Leïla Slimani dresse un portrait impitoyable sur la conciliation travail-famille. À ce titre, les mots de l'enseignante de Mila sont sans appel.
Lorsque Myriam s'est excusée d'avoir manqué les dernières réunions et d'avoir envoyé Louise à sa place, la maîtresse aux cheveux gris a fait un large geste de la main. "Si vous saviez! C'est le mal du siècle. Tous ces pauvres enfants sont livrés à eux-mêmes, pendant que les deux parents sont dévorés par la même ambition. C'est simple, ils courent tout le temps. Vous savez quelle est la phrase que les parents disent le plus souvent à leurs enfants? "Dépêche-toi!" Et bien sûr, c'est nous qui subissons tout. Les petits nous font payer leurs angoisses et leur sentiment d'abandon."
La fin du roman m'est apparue beaucoup trop expéditive. Comme si la boucle n'était pas bouclée. Trop de questions demeurent sans réponses.

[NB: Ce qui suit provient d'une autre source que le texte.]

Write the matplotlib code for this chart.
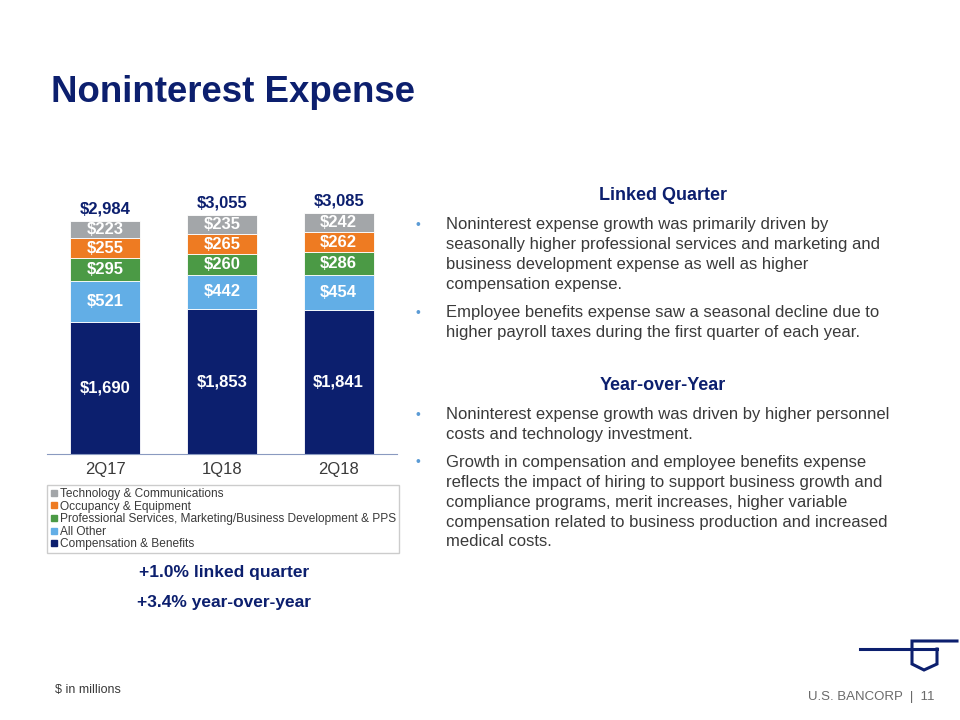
"""Noninterest Expense — stacked bars 2Q17 / 1Q18 / 2Q18, slide layout."""
import numpy as np
import matplotlib
matplotlib.use("Agg")
import matplotlib.pyplot as plt
from matplotlib.lines import Line2D

NAVY = "#0c1f6e"
TXT = "#3a3a3a"

quarters = ["2Q17", "1Q18", "2Q18"]
comp_benefits = [1690, 1853, 1841]
all_other = [521, 442, 454]
prof_services = [295, 260, 286]
occupancy = [255, 265, 262]
technology = [223, 235, 242]
totals = ["$2,984", "$3,055", "$3,085"]

series = [
    ("Compensation & Benefits", comp_benefits, "#0c1f6e"),
    ("All Other", all_other, "#62aee6"),
    ("Professional Services, Marketing/Business Development & PPS", prof_services, "#4b9a45"),
    ("Occupancy & Equipment", occupancy, "#ee7b22"),
    ("Technology & Communications", technology, "#a3a6a9"),
]

plt.rcParams["font.family"] = ["Liberation Sans", "DejaVu Sans"]
fig = plt.figure(figsize=(9.6, 7.2), dpi=100)

# chart area (pixel layout of the slide)
ax = fig.add_axes([47 / 960, 1 - 454 / 720, 350 / 960, 273.4 / 720])
x = np.arange(len(quarters))
bottom = np.zeros(len(quarters))
for name, vals, col in series:
    vals = np.array(vals, dtype=float)
    ax.bar(x, vals, 0.6, bottom=bottom, color=col, edgecolor="white", lw=0.6)
    for xi, b, v in zip(x, bottom, vals):
        ax.text(xi, b + v / 2, f"${v:,.0f}", ha="center", va="center",
                color="white", fontsize=12, fontweight="bold")
    bottom += vals
for xi, top, lab in zip(x, bottom, totals):
    ax.text(xi, top + 60, lab, ha="center", va="bottom", color=NAVY,
            fontsize=12, fontweight="bold")
ax.set_xlim(-0.5, 2.5)
ax.set_ylim(0, 3500)
ax.set_yticks([])
ax.set_xticks(x)
ax.set_xticklabels(quarters, fontsize=12, color=TXT)
ax.tick_params(axis="x", length=0, pad=6)
for s in ["top", "right", "left"]:
    ax.spines[s].set_visible(False)
ax.spines["bottom"].set_color("#8a9ac0")

handles = [Line2D([], [], marker="s", ls="", color=col, markersize=5, label=name)
           for name, _, col in series[::-1]]
fig.legend(handles=handles, loc="upper left", bbox_to_anchor=(47 / 960, 1 - 485 / 720),
           fontsize=8.6, frameon=True, fancybox=False, edgecolor="#c0c0c0",
           handlelength=0.6, handletextpad=0.2, labelspacing=0.05,
           borderpad=0.25, borderaxespad=0, labelcolor=TXT)

# title and annotations
fig.text(51 / 960, 1 - 93 / 720, "Noninterest Expense", fontsize=26.4, fontweight="bold",
         color=NAVY, va="center")
fig.text(224 / 960, 1 - 573 / 720, "+1.0% linked quarter", fontsize=12.5,
         fontweight="bold", color=NAVY, ha="center", va="center")
fig.text(224 / 960, 1 - 603 / 720, "+3.4% year-over-year", fontsize=12.5,
         fontweight="bold", color=NAVY, ha="center", va="center")
fig.text(55 / 960, 1 - 690 / 720, "$ in millions", fontsize=9, color=TXT, va="center")
fig.text(935 / 960, 1 - 697 / 720, "U.S. BANCORP  |  11", fontsize=9.5, color="#6a6a6a",
         ha="right", va="center")

# right-hand commentary
blocks = [
    (195, "Linked Quarter", [
        (225, ["Noninterest expense growth was primarily driven by",
               "seasonally higher professional services and marketing and",
               "business development expense as well as higher",
               "compensation expense."]),
        (313, ["Employee benefits expense saw a seasonal decline due to",
               "higher payroll taxes during the first quarter of each year."]),
    ]),
    (385, "Year-over-Year", [
        (415, ["Noninterest expense growth was driven by higher personnel",
               "costs and technology investment."]),
        (462, ["Growth in compensation and employee benefits expense",
               "reflects the impact of hiring to support business growth and",
               "compliance programs, merit increases, higher variable",
               "compensation related to business production and increased",
               "medical costs."]),
    ]),
]
for yh, head, bullets in blocks:
    fig.text(663 / 960, 1 - yh / 720, head, fontsize=13, fontweight="bold", color=NAVY,
             ha="center", va="center")
    for yb, lines in bullets:
        fig.text(418 / 960, 1 - yb / 720, "•", fontsize=10, color="#5b9bd5",
                 ha="center", va="center")
        for i, ln in enumerate(lines):
            fig.text(446 / 960, 1 - (yb + i * 20) / 720, ln, fontsize=12.0,
                     color=TXT, va="center")

# logo mark
px = lambda xs, ys: ([v / 960 for v in xs], [1 - v / 720 for v in ys])
for xs, ys in [([860, 937], [649, 649]),
               ([957, 912, 912, 924, 937, 937], [641, 641, 664, 670, 664, 649])]:
    fx, fy = px(xs, ys)
    fig.add_artist(Line2D(fx, fy, color=NAVY, lw=2.2, solid_joinstyle="miter"))

fig.savefig("out.png", dpi=100)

Chanson douce n'est pas un roman gai, c'est le moins que l'on puisse dire. Une lecture éprouvante, certes, mais qui m'apparaît nécessaire pour toutes les réflexions qu'elle soulève. De mon côté, je me questionne de plus en plus sur le mode de vie effréné que je mène, me demandant si, au fond, je ne cours pas après du vent!